Join conditions that involve only inequality conditions are rare, primarily because most joins are between tables related through referential integrity constraints. In doing some analysis this week, however, I came up with an example that illustrates a case where joins over inequalities are useful.

My example involved doing some analysis over project tasks that had "creation' and "completion' timestamps, akin to


CREATE TABLE projects (   project_id INTEGER NOT NULL PRIMARY KEY,
   short_desc VARCHAR(255),
   long_desc LONG VARCHAR,
   project_status VARCHAR(20),
   creation_ts TIMESTAMP NOT NULL,
   completion_ts TIMESTAMP )

The actual schema I was querying is much more complex than this, but this simple example serves to illustrate the basic idea. What I wanted was to create a result set that, for every week, contained a count of the number of projects that were in-progress, and the number of projects that were completed in that week. Once the data is factored out week-by-week, then I could perform historical analysis on that intermediate result using some of the builtin OLAP functionality in SQL Anywhere.
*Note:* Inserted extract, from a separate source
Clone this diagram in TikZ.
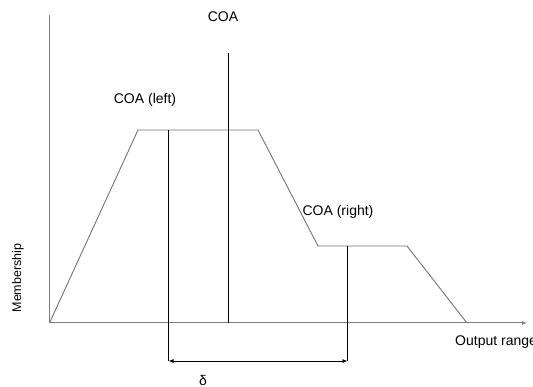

The function DATEDIFF( WEEK, completion_ts, creation_ts ) gives the difference in weeks between the two timestamps, so that part is straightforward but for those projects that span a calendar year. Notwithstanding that complication, the more significant problem is that I wanted to generate a row for every week the project was unfinished. I needed to join the projects table with something to generate the additional rows, but what?

SQL Anywhere databases contain a table named RowGenerator precisely for this purpose; it's a single-column table (row_num) that contains 255 rows with values starting from one. To generate the result set I needed, here's the query:


SELECT p.project_id, p.short_desc, p.creation_ts, p.completion_ts,
       (IF p.completion_ts IS NULL THEN
           ABS(DATEDIFF( WEEK, NOW(), p.creation_ts ))
       ELSE
           ABS(DATEDIFF( WEEK, p.completion_ts, p.creation_ts ))
       ENDIF ) AS weeks_outstanding,
       (IF p.project_status != 'Complete' OR weeks_outstanding = 0 OR weeks_outstanding > week_number THEN 1 ELSE 0 ENDIF) AS incomplete_projects,
       (IF p.completion_ts IS NOT NULL AND (weeks_outstanding = 0 OR weeks_outstanding = week_number) THEN 1 ELSE 0 ENDIF) AS completed_projects,
       (IF weeks_outstanding = 0 THEN
           DATEPART( YEAR, p.creation_ts )
       ELSE
           DATEPART( YEAR, DATEADD( WEEK, RG.week_number, p.creation_ts) )
       ENDIF) AS calendar_year,
       (IF weeks_outstanding = 0 THEN
           DATEPART( WEEK, p.creation_ts )
       ELSE
           DATEPART( WEEK, DATEADD( WEEK, RG.week_number, p.creation_ts) )
       ENDIF) AS calendar_week
FROM
     ( SELECT (row_num - 1) AS week_number FROM RowGenerator) AS RG,
     projects p
WHERE
     weeks_outstanding >= RG.week_number

The query joins the builtin RowGenerator table to the projects table based on the weeks_outstanding value. Hence, for each week a project is incomplete, a row will be generated in the output, including for those projects that are created and completed in the same week (where weeks_outstanding would be zero). Using the DATEPART function with WEEK means that up to 54 weeks in a year are possible, because DATEPART defines a week to begin on a Sunday.

Once I have this result set, I can then embed it in a derived table and, for example, sum the number of open and completed projects by calendar week in a straightforward way.

The correctness of the solution depends on one factor: that there be no projects that take more than 255 weeks to complete, because otherwise there are insufficient rows in the RowGenerator table to generate the required number of rows. Should that be a problem, SQL Anywhere provides another row generator mechanism: the sa_rowgenerator() system procedure. The sa_rowgenerator() procedure takes three parameters: the starting value, the end value, and the step increment (default is 1). Joining sa_rowgenerator() to the projects table is identical to using the RowGenerator base table, since SQL Anywhere supports table functions (procedures in the FROM clause).